Advent of Code: Day 5

Link to problem: https://adventofcode.com/2024/day/5

When I first looked at this, my first instinct was to treat it like a partial order, and make the DAG to represent it. But then I thought on it a bit more-- The way the question is stated doesn't actually make the input a partial ordering, it doesn't have to be transitive-- so I wasn't sure whether it'd be possible to properly represent this as a DAG. I decided not to think too hard, and just use a simple approach that I knew would work.

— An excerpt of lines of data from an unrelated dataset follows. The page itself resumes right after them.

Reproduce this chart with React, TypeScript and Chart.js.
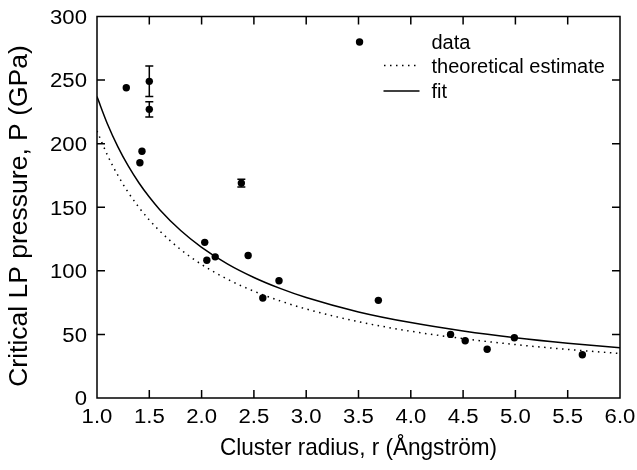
import React, { useEffect, useRef } from "react";
import { Chart, registerables } from "chart.js";
Chart.register(...registerables);

// measured data points
const radius = [1.28, 1.41, 1.43, 1.5, 1.5, 2.03, 2.05, 2.13, 2.38, 2.445, 2.585, 2.74, 3.51, 3.69, 4.38, 4.52, 4.73, 4.99, 5.64];
const pressure = [244, 185, 194, 249, 227, 122.4, 108.3, 111, 169, 112, 78.6, 92.2, 280, 76.8, 50, 45, 38.3, 47.4, 34];
const pressureErr = [0, 0, 0, 12, 6, 0, 0, 0, 3, 0, 0, 0, 0, 0, 0, 0, 0, 0, 0];

// curves
const curveR = [1.0, 1.1, 1.2, 1.3, 1.4, 1.5, 1.6, 1.8, 2.0, 2.25, 2.5, 2.75, 3.0, 3.5, 4.0, 4.5, 5.0, 5.5, 6.0];
const theoryP = [210, 190.9, 175, 161.5, 150, 140, 131.3, 116.7, 105, 93.3, 84, 76.4, 70, 60, 52.5, 46.7, 42, 38.2, 35];
const fitP = [237, 215.5, 197.5, 182.3, 169.3, 158, 148.1, 131.7, 118.5, 105.3, 94.8, 86.2, 79, 67.7, 59.3, 52.7, 47.4, 43.1, 39.5];

const xTicks = [1.0, 1.5, 2.0, 2.5, 3.0, 3.5, 4.0, 4.5, 5.0, 5.5, 6.0];
const yTicks = [0, 50, 100, 150, 200, 250, 300];
const legendLabels = ["data", "theoretical estimate", "fit"];
const xTitle = "Cluster radius, r (Ångström)";
const yTitle = "Critical LP pressure, P (GPa)";

const FONT = "'Liberation Sans', Arial, Helvetica, sans-serif";

const framePlugin = {
  id: "frame",
  afterDraw(chart: any) {
    const { ctx, chartArea: a, scales } = chart;
    const xs = scales.x;
    const ys = scales.y;
    ctx.save();
    ctx.strokeStyle = "#000";
    ctx.lineWidth = 1.5;
    ctx.strokeRect(a.left, a.top, a.right - a.left, a.bottom - a.top);
    const tl = 8;
    ctx.beginPath();
    xTicks.forEach((v) => {
      if (v <= 1 || v >= 6) return;
      const px = xs.getPixelForValue(v);
      ctx.moveTo(px, a.bottom);
      ctx.lineTo(px, a.bottom - tl);
      ctx.moveTo(px, a.top);
      ctx.lineTo(px, a.top + tl);
    });
    yTicks.forEach((v) => {
      if (v <= 0 || v >= 300) return;
      const py = ys.getPixelForValue(v);
      ctx.moveTo(a.left, py);
      ctx.lineTo(a.left + tl, py);
      ctx.moveTo(a.right, py);
      ctx.lineTo(a.right - tl, py);
    });
    ctx.stroke();

    ctx.fillStyle = "#000";
    // tick labels (slightly wide digits)
    ctx.font = "20.5px " + FONT;
    ctx.textBaseline = "alphabetic";
    const sx = 1.08;
    xTicks.forEach((v) => {
      ctx.save();
      ctx.translate(xs.getPixelForValue(v), a.bottom + 25);
      ctx.scale(sx, 1);
      ctx.textAlign = "center";
      ctx.fillText(v.toFixed(1), 0, 0);
      ctx.restore();
    });
    yTicks.forEach((v) => {
      ctx.save();
      ctx.translate(a.left - 10, ys.getPixelForValue(v) + 7.3);
      ctx.scale(sx, 1);
      ctx.textAlign = "right";
      ctx.fillText(String(v), 0, 0);
      ctx.restore();
    });

    // axis titles
    ctx.textAlign = "center";
    ctx.textBaseline = "middle";
    ctx.save();
    ctx.translate((a.left + a.right) / 2, 448);
    ctx.scale(0.94, 1);
    ctx.font = "24px " + FONT;
    ctx.fillText(xTitle, 0, 0);
    ctx.restore();
    ctx.save();
    ctx.translate(20, 216);
    ctx.rotate(-Math.PI / 2);
    ctx.font = "26.5px " + FONT;
    ctx.fillText(yTitle, 0, 0);
    ctx.restore();

    // legend
    const lx = 431.5;
    const baselines = [49.3, 73.3, 98.3];
    const lineY = [42.5, 65.5, 91];
    ctx.textAlign = "left";
    ctx.textBaseline = "alphabetic";
    ctx.font = "20px " + FONT;
    legendLabels.forEach((t, i) => ctx.fillText(t, lx, baselines[i]));
    ctx.lineWidth = 1.5;
    ctx.setLineDash([1.5, 4.5]);
    ctx.beginPath();
    ctx.moveTo(384, lineY[1]);
    ctx.lineTo(420, lineY[1]);
    ctx.stroke();
    ctx.setLineDash([]);
    ctx.beginPath();
    ctx.moveTo(383.5, lineY[2]);
    ctx.lineTo(419.5, lineY[2]);
    ctx.stroke();
    ctx.restore();
  },
  afterDatasetsDraw(chart: any) {
    const { ctx, scales } = chart;
    const xs = scales.x;
    const ys = scales.y;
    ctx.save();
    ctx.strokeStyle = "#000";
    ctx.lineWidth = 1.5;
    ctx.beginPath();
    radius.forEach((r, i) => {
      const e = pressureErr[i];
      if (!e) return;
      const px = xs.getPixelForValue(r);
      const y1 = ys.getPixelForValue(pressure[i] + e);
      const y2 = ys.getPixelForValue(pressure[i] - e);
      ctx.moveTo(px, y1);
      ctx.lineTo(px, y2);
      ctx.moveTo(px - 4, y1);
      ctx.lineTo(px + 4, y1);
      ctx.moveTo(px - 4, y2);
      ctx.lineTo(px + 4, y2);
    });
    ctx.stroke();
    ctx.restore();
  },
};

export default function App() {
  const ref = useRef<HTMLCanvasElement>(null);
  useEffect(() => {
    if (!ref.current) return;
    const chart = new Chart(ref.current, {
      type: "scatter",
      data: {
        datasets: [
          {
            label: "data",
            data: radius.map((r, i) => ({ x: r, y: pressure[i] })),
            pointRadius: 3.7,
            pointBackgroundColor: "#000",
            pointBorderWidth: 0,
            showLine: false,
            order: 0,
          },
          {
            label: "theoretical estimate",
            data: curveR.map((r, i) => ({ x: r, y: theoryP[i] })),
            showLine: true,
            pointRadius: 0,
            borderColor: "#000",
            borderWidth: 1.5,
            borderDash: [1.5, 4.5],
            cubicInterpolationMode: "monotone",
            order: 2,
          },
          {
            label: "fit",
            data: curveR.map((r, i) => ({ x: r, y: fitP[i] })),
            showLine: true,
            pointRadius: 0,
            borderColor: "#000",
            borderWidth: 1.5,
            cubicInterpolationMode: "monotone",
            order: 1,
          },
        ],
      },
      options: {
        animation: false,
        responsive: false,
        layout: { padding: { left: 0, top: 16.5, right: 17, bottom: 0 } },
        plugins: { legend: { display: false }, tooltip: { enabled: false } },
        scales: {
          x: {
            type: "linear",
            min: 1,
            max: 6,
            afterFit: (s: any) => {
              s.height = 72;
            },
            ticks: { display: false, stepSize: 0.5 },
            grid: { display: false, drawTicks: false },
            border: { display: false },
          },
          y: {
            type: "linear",
            min: 0,
            max: 300,
            afterFit: (s: any) => {
              s.width = 97;
            },
            ticks: { display: false, stepSize: 50 },
            grid: { display: false, drawTicks: false },
            border: { display: false },
          },
        },
      },
      plugins: [framePlugin],
    });
    return () => chart.destroy();
  }, []);
  return (
    <div style={{ position: "absolute", left: 0, top: 0, width: 637, height: 470, background: "#fff" }}>
      <canvas ref={ref} width={637} height={470} style={{ width: 637, height: 470 }} />
    </div>
  );
}
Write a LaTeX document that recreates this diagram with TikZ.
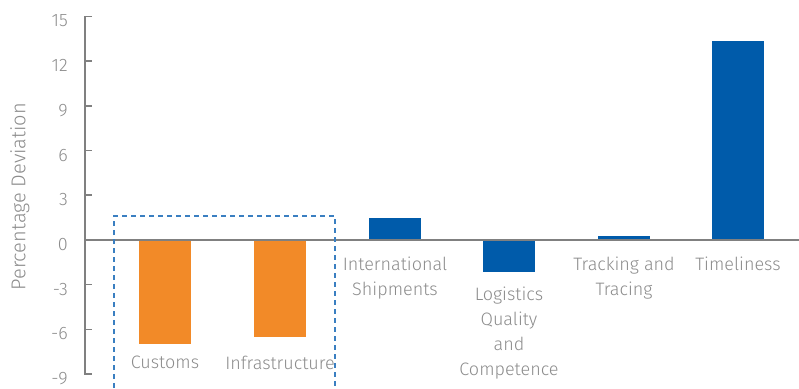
\documentclass[tikz,border=0pt]{standalone}
\usepackage{fontspec}
\setmainfont{Fira Sans Light}
\usepackage{xcolor}
\usepackage{tikz}

\definecolor{axisgray}{HTML}{808080}
\definecolor{labelgray}{HTML}{8C8C8C}
\definecolor{barorange}{HTML}{F28A28}
\definecolor{barblue}{HTML}{005BAA}
\definecolor{boxblue}{HTML}{3A7FC1}

\begin{document}
\begin{tikzpicture}[x=1pt,y=14.9pt,
	axis/.style={axisgray,line width=1.6pt},
	txt/.style={labelgray,font=\fontsize{18}{25}\selectfont,inner sep=0pt},
	lbl/.style={txt,align=center,anchor=north}]
	\useasboundingbox (0,-9.933) rectangle (799,16.107);

	% bars
	\fill[barorange] (139,0) rectangle (191,-7);
	\fill[barorange] (254,0) rectangle (306,-6.5);
	\fill[barblue] (369,0) rectangle (421,1.5);
	\fill[barblue] (483,0) rectangle (535,-2.15);
	\fill[barblue] (598,0) rectangle (650,0.27);
	\fill[barblue] (712,0) rectangle (764,13.35);

	% axes
	\draw[axis] (85,0) -- (799,0);
	\draw[axis] (92,15) -- (85,15) -- (85,-9) -- (92,-9);
	\foreach \v in {-6,-3,...,12}
		\draw[axis] (85,\v) -- (92,\v);
	\foreach \v in {-9,-6,...,15}
		\node[txt,anchor=east] (tick\v) at (68,\v-0.3) {\v};
	\node[txt,rotate=90,font=\fontsize{20}{24}\selectfont] (ylabel) at (20,2.9) {Percentage Deviation};

	% category labels
	\node[lbl] (customs) at (165,-7.79) {Customs};
	\node[lbl] (infra) at (280,-7.79) {Infrastructure};
	\node[lbl] (intl) at (395,-1.1) {International\\Shipments};
	\node[lbl] (logq) at (509,-3.15) {Logistics\\Quality\\and\\Competence};
	\node[lbl] (track) at (624,-1.1) {Tracking and\\Tracing};
	\node[lbl] (time) at (738,-1.1) {Timeliness};

	% dashed group box
	\draw[boxblue,line width=1.2pt,dash pattern=on 5pt off 4pt] (114,-9.933) |- (335,1.61) -- (335,-9.933);
\end{tikzpicture}
\end{document}
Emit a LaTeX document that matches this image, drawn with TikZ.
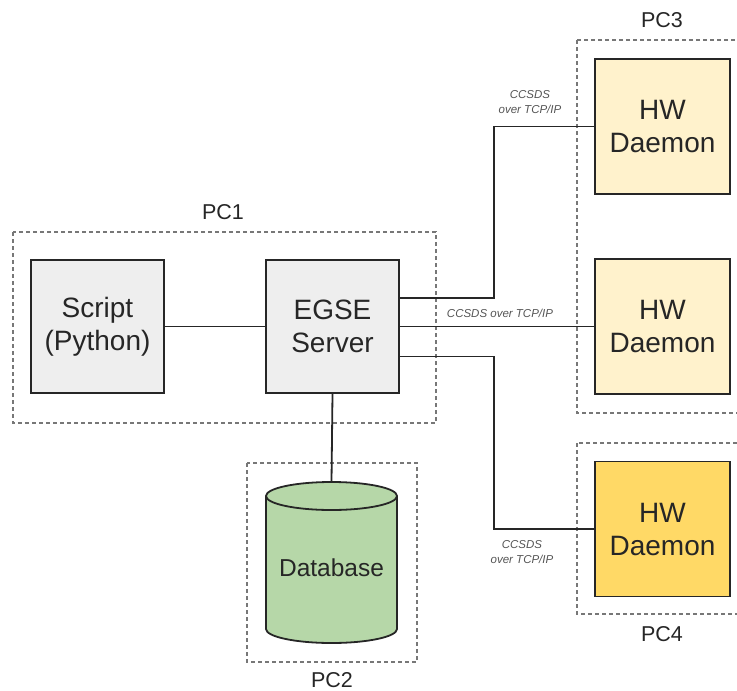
\documentclass[tikz,border=0pt]{standalone}
\usepackage{fontspec}
\setmainfont{Liberation Sans}
\definecolor{boxgray}{HTML}{EEEEEE}
\definecolor{daemonlight}{HTML}{FFF2CC}
\definecolor{daemondark}{HTML}{FFD966}
\definecolor{dbgreen}{HTML}{B6D7A8}
\definecolor{pcline}{HTML}{777777}
\definecolor{lblgray}{HTML}{555555}
\tikzset{
  block/.style={draw=black!85, line width=1.8pt, minimum width=133pt, minimum height=133pt,
    align=center, font=\fontsize{28}{33}\selectfont, text=black!85},
  daemon/.style={block, minimum width=135pt, minimum height=135pt},
  pcbox/.style={draw=pcline, line width=1.2pt, dash pattern=on 4pt off 3pt},
  pclabel/.style={font=\fontsize{21.5}{24}\selectfont, text=black!85},
  link/.style={draw=black!85, line width=1.8pt},
  proto/.style={align=center, font=\fontsize{11.5}{15}\selectfont\itshape, text=lblgray},
}
\begin{document}
\begin{tikzpicture}[x=1pt, y=-1pt]
    \useasboundingbox (0,0) rectangle (737,691);

    % computers (dashed frames)
    \draw[pcbox] (13,232)  rectangle (436,423);
    \draw[pcbox] (247,463) rectangle (417,662);
    \draw[pcbox] (577,40)  rectangle (745,413);
    \draw[pcbox] (577,443) rectangle (745,614);
    \node[pclabel] (pc1) at (223,212) {PC1};
    \node[pclabel] (pc2) at (332,680) {PC2};
    \node[pclabel] (pc3) at (662,20)  {PC3};
    \node[pclabel] (pc4) at (662,634) {PC4};

    % boxes
    \node[block, fill=boxgray] (script) at (97.5,326.5)  {Script\\(Python)};
    \node[block, fill=boxgray] (egse)   at (332.5,326.5) {EGSE\\Server};
    \node[daemon, fill=daemonlight] (hwa) at (662.5,126.5) {HW\\Daemon};
    \node[daemon, fill=daemonlight] (hwb) at (662.5,326.5) {HW\\Daemon};
    \node[daemon, fill=daemondark]  (hwc) at (662.5,529)   {HW\\Daemon};

    % database: cylinder drawn by hand ('pt' radii are canvas units)
    \draw[draw=black!85, line width=1.8pt, fill=dbgreen]
        (266,496) -- (266,629) arc (180:360:65.5pt and 14pt) -- (397,496)
        arc (0:180:65.5pt and 14pt) -- cycle;
    \draw[draw=black!85, line width=1.8pt] (266,496) arc (180:360:65.5pt and 14pt);
    \coordinate (dbtop) at (331.5,482);
    \node[font=\fontsize{24.5}{28}\selectfont, text=black!85] (db) at (331.5,568) {Database};

    % connections
    \draw[link] (script.east) -- (egse.west);
    \draw[link] (egse.south) -- (dbtop);
    \draw[link] ([yshift=28.5pt]egse.east) -- ++(94,0) |- (hwa.west);
    \draw[link] (egse.east) -- (hwb.west);
    \draw[link] ([yshift=-30pt]egse.east) -- ++(94,0) |- (hwc.west);

    \node[proto] (proa) at (530,102) {CCSDS\\over TCP/IP};
    \node[proto] (prob) at (500,313) {CCSDS over TCP/IP};
    \node[proto] (proc) at (522,552) {CCSDS\\over TCP/IP};
\end{tikzpicture}
\end{document}
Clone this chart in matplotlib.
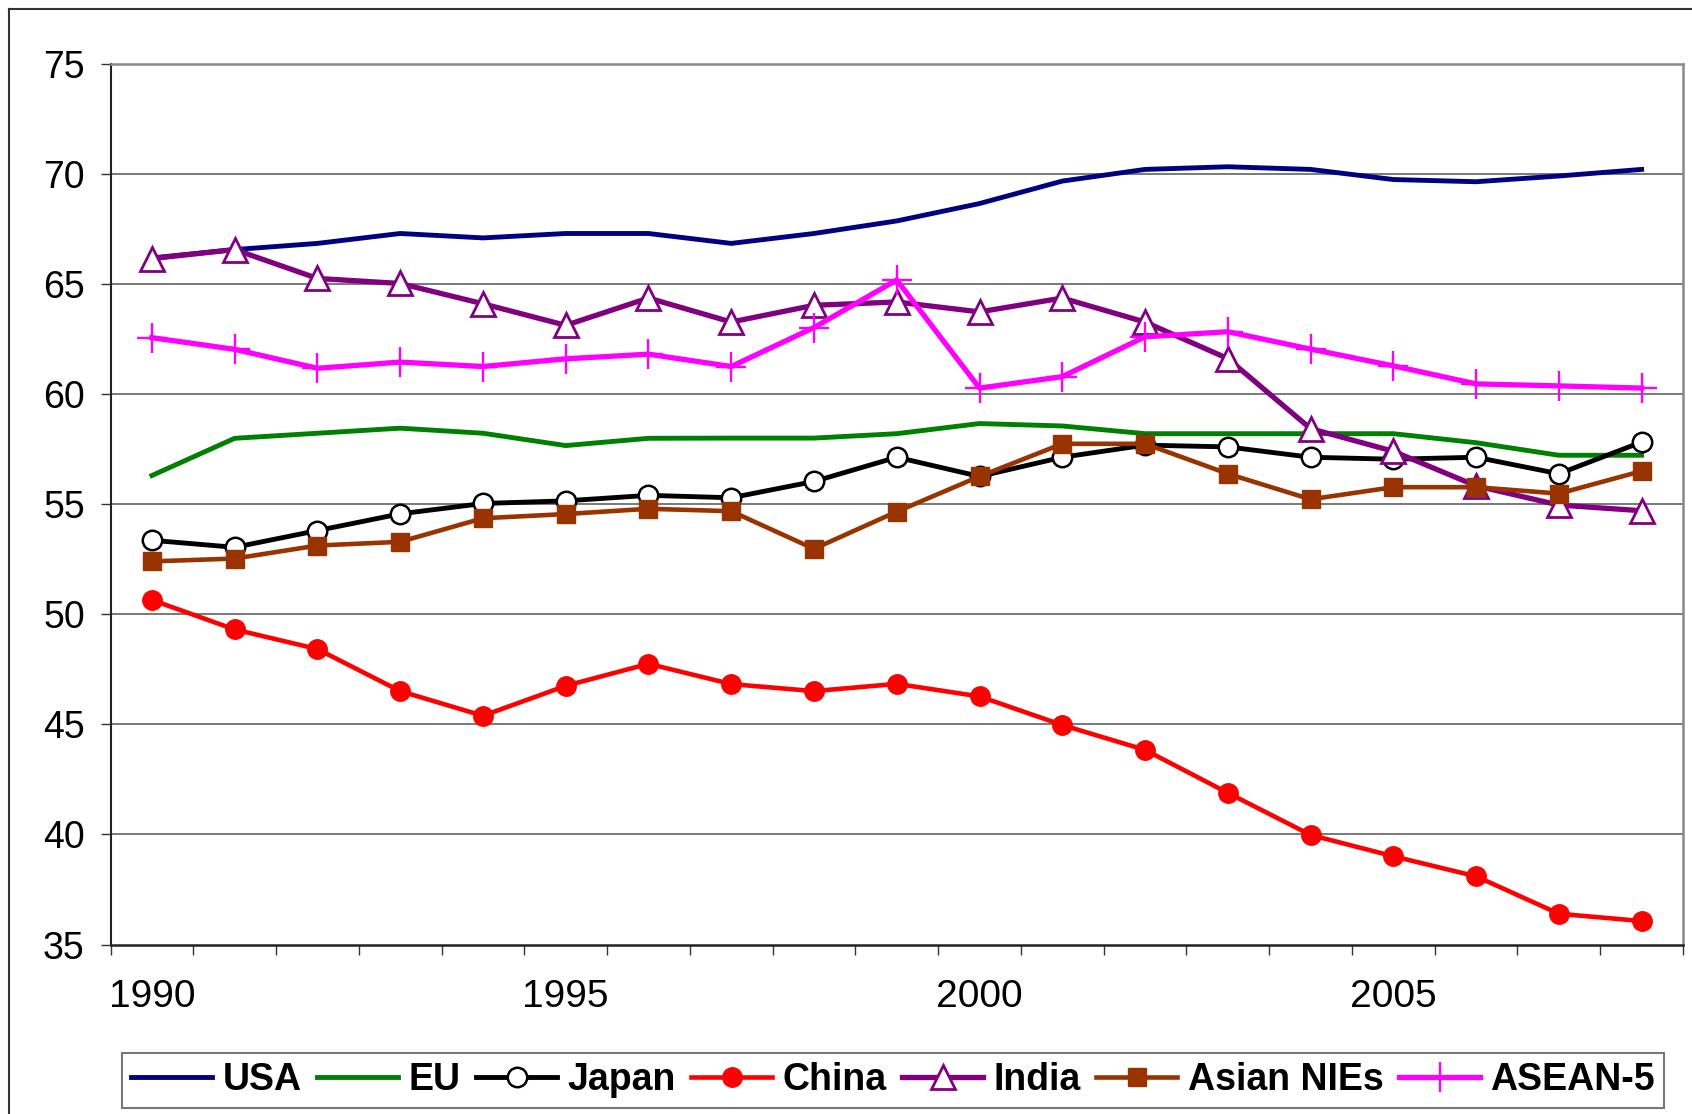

I'll probably implement it as a DAG later on though, when I'm doing this in another language.

I decided to read the "rules" into a dict -- for each number on the left, I'd keep a set of numbers that appear in its right in the rules -- i.e. a set of numbers that should never precede it.

Let's call N the number of rules, M the number of updates, and L the length of the longest update list. Then the maximum number of keys and values in the rules dict would be N. 

rules = dict()

with open("rules.txt") as file:

for line in file:

line = line.strip().split("|")

l = int(line[0])

r = int(line[1])

if l not in rules:

rules[l] = set()

rules[l].add(r)

That's O(N), in the average case... maybe O(N^2) if the hashing lords hate us. 

Then, I implemented a check function that checks whether any of the numbers preceding it in a list break its rules.

def check(line: list[int], index: int) -> bool:

page = line[index]

return page not in rules or set(line[:index]).isdisjoint(rules[page])

From my understanding, this is O(min(len(rules[page]), index)) -- let's call it O(N + L)

Then I have another function to check each line. I tend to put everything in a function if you haven't noticed. I don't like writing a lot of code inside for loops, or nesting loops at all, very much.

def checkLine(line: list[int]) -> bool:

for i in range(len(line)):

if not check(line, i):

return False

return True

This is O(L(N + L)) = O(L^2 +LN)

That's everything important for Part 1.

For Part 2, I figured I could just use Python's sort function with my own key... then I realized that I didn't have the right idea of how keys work. Turns out other people ran into the same issue a long time ago and wrote me a handy function to solve it. I wrote a comparison function for sorting:

def comp(x, y) -> int:

if x in rules.get(y):

return 1

if y in rules.get(x):

return -1

return 0

This is O(N)

Now, importing that handy function + actually iterating through the updates and checking them:

from functools import cmp_to_key

sum_1 = 0

sum_2 = 0

with open("updates.txt") as file:

for line in file:

line = line.strip().split(',')

line = [int(item) for item in line]

if not checkLine(line):

line.sort(key=cmp_to_key(comp))

sum_2 += line[len(line) // 2]

continue

sum_1 += line[len(line) // 2]

print(sum_1)

print(sum_2)

Since checkLine is O(L^2 + LN) and sort is going to be O(N • Log(N)) average case, and O(N^2 • Log(N)) worst case since sort itself is O(N • Log(N)) and comp is O(1) on average and O(N) worst case, the overall loop works out to be O(M (L^2 + LN + N • Log(N)) in the average case. Is that bad? I'll find out once I implement the DAG approach I guess.